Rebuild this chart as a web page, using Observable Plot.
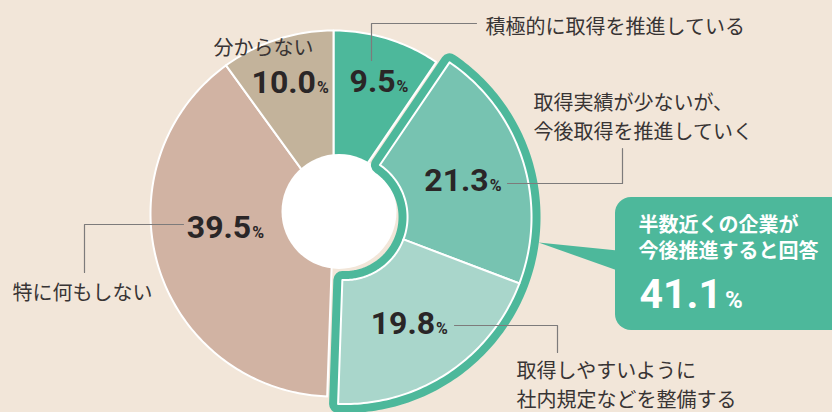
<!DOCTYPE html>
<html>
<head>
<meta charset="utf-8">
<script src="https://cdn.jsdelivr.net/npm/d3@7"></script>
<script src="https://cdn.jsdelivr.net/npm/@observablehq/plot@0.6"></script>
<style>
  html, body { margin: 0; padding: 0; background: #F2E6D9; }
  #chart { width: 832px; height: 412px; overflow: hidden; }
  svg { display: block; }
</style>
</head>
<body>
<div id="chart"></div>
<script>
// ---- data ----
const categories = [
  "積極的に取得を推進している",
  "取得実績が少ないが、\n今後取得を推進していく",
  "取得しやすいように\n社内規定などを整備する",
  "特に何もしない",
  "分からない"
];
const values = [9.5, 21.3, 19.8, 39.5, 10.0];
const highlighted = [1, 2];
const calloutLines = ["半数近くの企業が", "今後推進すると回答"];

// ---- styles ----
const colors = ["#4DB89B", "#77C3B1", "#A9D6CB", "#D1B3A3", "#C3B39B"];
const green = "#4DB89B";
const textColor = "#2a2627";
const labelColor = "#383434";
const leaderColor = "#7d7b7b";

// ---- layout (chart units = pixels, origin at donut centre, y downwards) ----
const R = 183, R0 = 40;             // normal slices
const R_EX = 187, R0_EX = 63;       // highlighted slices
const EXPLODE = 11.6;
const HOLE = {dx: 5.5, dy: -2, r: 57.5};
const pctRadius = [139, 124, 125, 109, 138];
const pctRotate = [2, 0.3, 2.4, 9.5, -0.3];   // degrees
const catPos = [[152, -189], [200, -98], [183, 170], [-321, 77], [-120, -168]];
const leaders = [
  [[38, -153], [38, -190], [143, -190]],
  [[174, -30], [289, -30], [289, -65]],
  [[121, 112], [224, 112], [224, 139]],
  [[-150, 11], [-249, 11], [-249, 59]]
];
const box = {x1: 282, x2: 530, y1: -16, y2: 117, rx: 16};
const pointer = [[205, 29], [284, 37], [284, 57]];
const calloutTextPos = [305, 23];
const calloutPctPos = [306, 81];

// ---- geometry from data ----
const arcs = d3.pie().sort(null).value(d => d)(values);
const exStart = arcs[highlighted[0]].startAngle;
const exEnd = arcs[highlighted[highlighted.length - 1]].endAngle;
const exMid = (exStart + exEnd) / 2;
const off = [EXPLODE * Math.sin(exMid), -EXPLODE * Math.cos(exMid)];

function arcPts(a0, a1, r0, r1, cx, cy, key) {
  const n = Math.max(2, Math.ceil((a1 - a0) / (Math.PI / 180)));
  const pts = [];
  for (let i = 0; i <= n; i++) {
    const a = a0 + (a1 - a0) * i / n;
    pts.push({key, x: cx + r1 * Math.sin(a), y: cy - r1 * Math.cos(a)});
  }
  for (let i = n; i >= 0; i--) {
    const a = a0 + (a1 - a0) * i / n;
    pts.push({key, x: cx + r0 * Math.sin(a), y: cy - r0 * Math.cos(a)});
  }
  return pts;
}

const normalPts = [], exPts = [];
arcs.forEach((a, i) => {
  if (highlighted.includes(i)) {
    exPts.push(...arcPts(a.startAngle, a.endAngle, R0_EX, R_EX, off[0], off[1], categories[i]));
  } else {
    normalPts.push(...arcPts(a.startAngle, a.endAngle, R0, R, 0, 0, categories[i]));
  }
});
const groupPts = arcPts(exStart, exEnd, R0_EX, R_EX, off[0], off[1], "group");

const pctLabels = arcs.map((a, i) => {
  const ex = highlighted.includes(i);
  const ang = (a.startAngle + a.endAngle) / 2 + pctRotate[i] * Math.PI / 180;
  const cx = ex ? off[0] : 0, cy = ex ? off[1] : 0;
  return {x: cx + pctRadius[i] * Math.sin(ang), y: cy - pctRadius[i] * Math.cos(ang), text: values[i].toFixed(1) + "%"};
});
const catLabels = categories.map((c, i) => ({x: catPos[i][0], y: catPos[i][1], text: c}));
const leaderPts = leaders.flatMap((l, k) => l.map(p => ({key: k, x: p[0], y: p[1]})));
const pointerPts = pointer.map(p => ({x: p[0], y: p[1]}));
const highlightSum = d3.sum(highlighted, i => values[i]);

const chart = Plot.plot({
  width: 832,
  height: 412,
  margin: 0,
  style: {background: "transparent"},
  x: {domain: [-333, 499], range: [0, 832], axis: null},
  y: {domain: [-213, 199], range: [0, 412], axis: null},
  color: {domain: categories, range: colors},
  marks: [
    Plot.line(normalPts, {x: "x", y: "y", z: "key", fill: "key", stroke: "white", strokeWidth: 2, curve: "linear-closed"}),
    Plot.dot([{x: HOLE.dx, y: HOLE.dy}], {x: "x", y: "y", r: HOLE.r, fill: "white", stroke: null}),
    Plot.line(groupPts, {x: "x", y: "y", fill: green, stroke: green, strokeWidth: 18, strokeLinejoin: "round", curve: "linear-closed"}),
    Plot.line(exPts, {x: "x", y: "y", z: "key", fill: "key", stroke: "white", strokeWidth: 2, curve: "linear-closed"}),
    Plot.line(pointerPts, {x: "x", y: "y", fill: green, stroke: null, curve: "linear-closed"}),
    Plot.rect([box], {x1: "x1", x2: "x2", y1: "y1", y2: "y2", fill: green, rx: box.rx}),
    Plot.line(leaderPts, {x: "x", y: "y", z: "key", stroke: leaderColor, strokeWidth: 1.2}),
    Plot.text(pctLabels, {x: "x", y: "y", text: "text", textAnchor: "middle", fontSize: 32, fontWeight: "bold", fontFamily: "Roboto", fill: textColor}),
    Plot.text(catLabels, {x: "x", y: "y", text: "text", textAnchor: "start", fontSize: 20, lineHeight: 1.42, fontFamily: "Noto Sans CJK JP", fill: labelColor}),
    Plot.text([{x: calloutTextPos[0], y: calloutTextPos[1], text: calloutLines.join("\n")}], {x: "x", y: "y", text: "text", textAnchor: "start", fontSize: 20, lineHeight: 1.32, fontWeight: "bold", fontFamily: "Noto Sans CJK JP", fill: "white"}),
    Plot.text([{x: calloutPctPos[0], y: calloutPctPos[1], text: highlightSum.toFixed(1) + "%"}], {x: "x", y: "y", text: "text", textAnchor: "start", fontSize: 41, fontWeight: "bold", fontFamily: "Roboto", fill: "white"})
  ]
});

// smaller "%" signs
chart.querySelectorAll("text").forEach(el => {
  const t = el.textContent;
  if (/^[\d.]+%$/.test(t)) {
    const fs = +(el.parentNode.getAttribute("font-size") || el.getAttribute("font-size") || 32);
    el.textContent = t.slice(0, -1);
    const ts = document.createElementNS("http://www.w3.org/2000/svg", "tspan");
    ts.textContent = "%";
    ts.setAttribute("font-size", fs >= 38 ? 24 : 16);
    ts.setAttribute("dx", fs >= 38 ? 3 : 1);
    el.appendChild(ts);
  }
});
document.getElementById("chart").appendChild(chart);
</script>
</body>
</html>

##############################

GIVEN INSTRUCTION -
Write out each line of the listing above, exactly, from its first line to the line holding "const off = [EXPLODE", inclusive. Skip the pictures.

WORKED ANSWER -
Rebuild this chart as a web page, using Observable Plot.
<!DOCTYPE html>
<html>
<head>
<meta charset="utf-8">
<script src="https://cdn.jsdelivr.net/npm/d3@7"></script>
<script src="https://cdn.jsdelivr.net/npm/@observablehq/plot@0.6"></script>
<style>
  html, body { margin: 0; padding: 0; background: #F2E6D9; }
  #chart { width: 832px; height: 412px; overflow: hidden; }
  svg { display: block; }
</style>
</head>
<body>
<div id="chart"></div>
<script>
// ---- data ----
const categories = [
  "積極的に取得を推進している",
  "取得実績が少ないが、\n今後取得を推進していく",
  "取得しやすいように\n社内規定などを整備する",
  "特に何もしない",
  "分からない"
];
const values = [9.5, 21.3, 19.8, 39.5, 10.0];
const highlighted = [1, 2];
const calloutLines = ["半数近くの企業が", "今後推進すると回答"];

// ---- styles ----
const colors = ["#4DB89B", "#77C3B1", "#A9D6CB", "#D1B3A3", "#C3B39B"];
const green = "#4DB89B";
const textColor = "#2a2627";
const labelColor = "#383434";
const leaderColor = "#7d7b7b";

// ---- layout (chart units = pixels, origin at donut centre, y downwards) ----
const R = 183, R0 = 40;             // normal slices
const R_EX = 187, R0_EX = 63;       // highlighted slices
const EXPLODE = 11.6;
const HOLE = {dx: 5.5, dy: -2, r: 57.5};
const pctRadius = [139, 124, 125, 109, 138];
const pctRotate = [2, 0.3, 2.4, 9.5, -0.3];   // degrees
const catPos = [[152, -189], [200, -98], [183, 170], [-321, 77], [-120, -168]];
const leaders = [
  [[38, -153], [38, -190], [143, -190]],
  [[174, -30], [289, -30], [289, -65]],
  [[121, 112], [224, 112], [224, 139]],
  [[-150, 11], [-249, 11], [-249, 59]]
];
const box = {x1: 282, x2: 530, y1: -16, y2: 117, rx: 16};
const pointer = [[205, 29], [284, 37], [284, 57]];
const calloutTextPos = [305, 23];
const calloutPctPos = [306, 81];

// ---- geometry from data ----
const arcs = d3.pie().sort(null).value(d => d)(values);
const exStart = arcs[highlighted[0]].startAngle;
const exEnd = arcs[highlighted[highlighted.length - 1]].endAngle;
const exMid = (exStart + exEnd) / 2;
const off = [EXPLODE * Math.sin(exMid), -EXPLODE * Math.cos(exMid)];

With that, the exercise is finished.